* _Direction_: Extract only the first line of the listing and every line after it up to and including the one with "const kValues = d3.range(0, 101).map(i". Omit the pictures.

* _Data lines_:
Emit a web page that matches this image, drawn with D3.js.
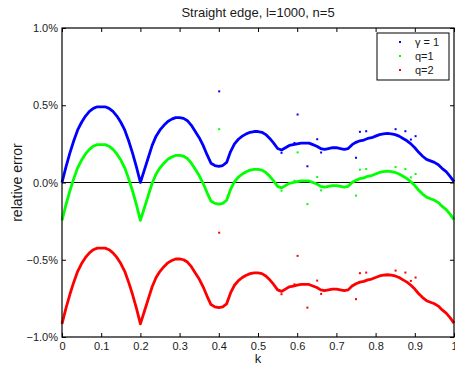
<!DOCTYPE html>
<html>
<head>
<meta charset="utf-8">
<script src="https://cdn.jsdelivr.net/npm/d3@7"></script>
<style>
  body { margin: 0; background: #fff; }
  text { font-family: "Liberation Sans", Arial, sans-serif; fill: #1a1a1a; }
</style>
</head>
<body>
<div id="chart"></div>
<script>
// k values, step 0.01
const kValues = d3.range(0, 101).map(i => i / 100);

// relative error in percent
const gammaOne = [
  0.00, 0.10, 0.19, 0.27, 0.34, 0.39, 0.43, 0.46, 0.48, 0.49,
  0.49, 0.49, 0.48, 0.46, 0.43, 0.39, 0.34, 0.27, 0.19, 0.10,
  0.00, 0.08, 0.16, 0.24, 0.30, 0.34, 0.37, 0.395, 0.41, 0.42,
  0.42, 0.415, 0.40, 0.37, 0.33, 0.29, 0.24, 0.18, 0.125, 0.11,
  0.105, 0.11, 0.13, 0.20, 0.25, 0.28, 0.30, 0.315, 0.325, 0.33,
  0.33, 0.325, 0.31, 0.285, 0.255, 0.22, 0.21, 0.225, 0.24, 0.245,
  0.25, 0.255, 0.255, 0.255, 0.245, 0.235, 0.22, 0.215, 0.22, 0.225,
  0.225, 0.22, 0.215, 0.22, 0.245, 0.26, 0.27, 0.275, 0.285, 0.29,
  0.30, 0.31, 0.315, 0.318, 0.315, 0.31, 0.30, 0.285, 0.27, 0.25,
  0.225, 0.195, 0.17, 0.15, 0.14, 0.13, 0.115, 0.09, 0.07, 0.04,
  0.005
];
const qOne = [
  -0.245, -0.145, -0.055, 0.025, 0.095, 0.145, 0.185, 0.215, 0.235, 0.245,
  0.245, 0.245, 0.235, 0.215, 0.185, 0.145, 0.095, 0.025, -0.055, -0.145,
  -0.245, -0.165, -0.085, -0.005, 0.055, 0.095, 0.125, 0.15, 0.165, 0.175,
  0.175, 0.17, 0.155, 0.125, 0.085, 0.045, -0.005, -0.065, -0.12, -0.135,
  -0.14, -0.135, -0.115, -0.045, 0.005, 0.035, 0.055, 0.07, 0.08, 0.085,
  0.085, 0.08, 0.065, 0.04, 0.01, -0.025, -0.035, -0.02, -0.005, 0.0,
  0.005, 0.01, 0.01, 0.01, 0.0, -0.01, -0.025, -0.03, -0.025, -0.02,
  -0.02, -0.025, -0.03, -0.025, 0.0, 0.015, 0.025, 0.03, 0.04, 0.045,
  0.055, 0.065, 0.07, 0.073, 0.07, 0.065, 0.055, 0.04, 0.025, 0.005,
  -0.02, -0.05, -0.075, -0.095, -0.105, -0.115, -0.13, -0.155, -0.175, -0.205,
  -0.24
];
const qTwo = [
  -0.915, -0.815, -0.725, -0.645, -0.575, -0.525, -0.485, -0.455, -0.435, -0.425,
  -0.425, -0.425, -0.435, -0.455, -0.485, -0.525, -0.575, -0.645, -0.725, -0.815,
  -0.915, -0.835, -0.755, -0.675, -0.615, -0.575, -0.545, -0.52, -0.505, -0.495,
  -0.495, -0.50, -0.515, -0.545, -0.585, -0.625, -0.675, -0.735, -0.79, -0.805,
  -0.81, -0.805, -0.785, -0.715, -0.665, -0.635, -0.615, -0.60, -0.59, -0.585,
  -0.585, -0.59, -0.605, -0.63, -0.66, -0.695, -0.705, -0.69, -0.675, -0.67,
  -0.665, -0.66, -0.66, -0.66, -0.67, -0.68, -0.695, -0.70, -0.695, -0.69,
  -0.69, -0.695, -0.70, -0.695, -0.67, -0.655, -0.645, -0.64, -0.63, -0.625,
  -0.615, -0.605, -0.60, -0.597, -0.60, -0.605, -0.615, -0.63, -0.645, -0.665,
  -0.69, -0.72, -0.745, -0.765, -0.775, -0.785, -0.80, -0.825, -0.845, -0.875,
  -0.91
];

// stray points off the band, [k, value]
const gammaOneStray = [[0.401,0.59],[0.601,0.44],[0.626,0.105],[0.75,0.16],[0.760,0.328],[0.776,0.332],[0.851,0.345],[0.876,0.332],[0.902,0.30],[0.89,0.278],[0.651,0.28],[0.661,0.194],[0.560,0.192],[0.593,0.256]];
const qOneStray = [[0.401,0.345],[0.601,0.195],[0.626,-0.14],[0.75,-0.085],[0.760,0.083],[0.776,0.087],[0.851,0.10],[0.876,0.087],[0.902,0.055],[0.89,0.033],[0.651,0.035],[0.661,-0.051],[0.560,-0.053],[0.593,0.011]];
const qTwoStray = [[0.401,-0.325],[0.601,-0.475],[0.626,-0.81],[0.75,-0.755],[0.760,-0.587],[0.776,-0.583],[0.851,-0.57],[0.876,-0.583],[0.902,-0.615],[0.89,-0.637],[0.651,-0.635],[0.661,-0.721],[0.560,-0.723],[0.593,-0.659]];

const xTicks = [0, 0.1, 0.2, 0.3, 0.4, 0.5, 0.6, 0.7, 0.8, 0.9, 1];
const yTicks = [-1, -0.5, 0, 0.5, 1];
const seriesNames = ["\u03b3 = 1", "q=1", "q=2"];

const series = [
  { name: seriesNames[0], values: gammaOne, stray: gammaOneStray, color: "#0000ff" },
  { name: seriesNames[1], values: qOne, stray: qOneStray, color: "#00ff00" },
  { name: seriesNames[2], values: qTwo, stray: qTwoStray, color: "#ff0000" }
];

const width = 455, height = 367;
const m = { left: 62, right: 454, top: 28, bottom: 337 };

const svg = d3.select("#chart").append("svg")
  .attr("width", width)
  .attr("height", height);

const x = d3.scaleLinear().domain([0, 1]).range([m.left, m.right]);
const y = d3.scaleLinear().domain([-1, 1]).range([m.bottom, m.top]);

const fmtY = d => d3.format(".1f")(d).replace("-", "\u2212") + "%";
const fmtX = d => d === 0 ? "0" : d === 1 ? "1" : d3.format(".1f")(d);

// zero line
svg.append("line")
  .attr("x1", m.left).attr("x2", m.right)
  .attr("y1", y(0)).attr("y2", y(0))
  .attr("stroke", "#000").attr("stroke-width", 1);

// data bands
const line = d3.line()
  .x((d, i) => x(kValues[i]))
  .y(d => y(d));

series.forEach(s => {
  svg.append("path")
    .attr("d", line(s.values))
    .attr("fill", "none")
    .attr("stroke", s.color)
    .attr("stroke-width", 2.8)
    .attr("stroke-linejoin", "round");
  svg.append("g").selectAll("rect")
    .data(s.stray)
    .join("rect")
    .attr("x", d => x(d[0]) - 1)
    .attr("y", d => y(d[1]) - 1)
    .attr("width", 2)
    .attr("height", 2)
    .attr("fill", s.color);
});

// axes, MATLAB box style with inward ticks
const tick = 4;
svg.append("g")
  .attr("transform", `translate(0,${m.bottom})`)
  .call(d3.axisBottom(x).tickValues(xTicks).tickSize(-tick).tickPadding(5).tickFormat(fmtX))
  .call(g => g.select(".domain").remove());
svg.append("g")
  .attr("transform", `translate(0,${m.top})`)
  .call(d3.axisTop(x).tickValues(xTicks).tickSize(-tick).tickFormat(""))
  .call(g => g.select(".domain").remove());
svg.append("g")
  .attr("transform", `translate(${m.left},0)`)
  .call(d3.axisLeft(y).tickValues(yTicks).tickSize(-tick).tickPadding(4).tickFormat(fmtY))
  .call(g => g.select(".domain").remove());
svg.append("g")
  .attr("transform", `translate(${m.right},0)`)
  .call(d3.axisRight(y).tickValues(yTicks).tickSize(-tick).tickFormat(""))
  .call(g => g.select(".domain").remove());

svg.selectAll(".tick text")
  .style("font-size", "11px")
  .style("font-family", "Liberation Sans, Arial, sans-serif")
  .attr("fill", "#1a1a1a");
svg.selectAll(".tick line").attr("stroke", "#000");

svg.append("rect")
  .attr("x", m.left).attr("y", m.top)
  .attr("width", m.right - m.left).attr("height", m.bottom - m.top)
  .attr("fill", "none").attr("stroke", "#000").attr("stroke-width", 1.2);

// title and labels
svg.append("text")
  .attr("x", (m.left + m.right) / 2).attr("y", 17)
  .attr("text-anchor", "middle")
  .style("font-size", "13px")
  .text("Straight edge, l=1000, n=5");
svg.append("text")
  .attr("x", (m.left + m.right) / 2).attr("y", 363)
  .attr("text-anchor", "middle")
  .style("font-size", "13px")
  .text("k");
svg.append("text")
  .attr("transform", `translate(22,${(m.top + m.bottom) / 2}) rotate(-90)`)
  .attr("text-anchor", "middle")
  .style("font-size", "14px")
  .text("relative error");

// legend
const legend = svg.append("g");
legend.append("rect")
  .attr("x", 377).attr("y", 33)
  .attr("width", 72).attr("height", 47)
  .attr("fill", "#fff").attr("stroke", "#000").attr("stroke-width", 1);
series.forEach((s, i) => {
  const ly = 42 + i * 14;
  legend.append("rect")
    .attr("x", 399).attr("y", ly - 1)
    .attr("width", 2).attr("height", 2)
    .attr("fill", s.color);
  legend.append("text")
    .attr("x", 415).attr("y", ly + 4)
    .style("font-size", "11px")
    .text(s.name);
});
</script>
</body>
</html>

* _Finished exercise_:
Emit a web page that matches this image, drawn with D3.js.
<!DOCTYPE html>
<html>
<head>
<meta charset="utf-8">
<script src="https://cdn.jsdelivr.net/npm/d3@7"></script>
<style>
  body { margin: 0; background: #fff; }
  text { font-family: "Liberation Sans", Arial, sans-serif; fill: #1a1a1a; }
</style>
</head>
<body>
<div id="chart"></div>
<script>
// k values, step 0.01
const kValues = d3.range(0, 101).map(i => i / 100);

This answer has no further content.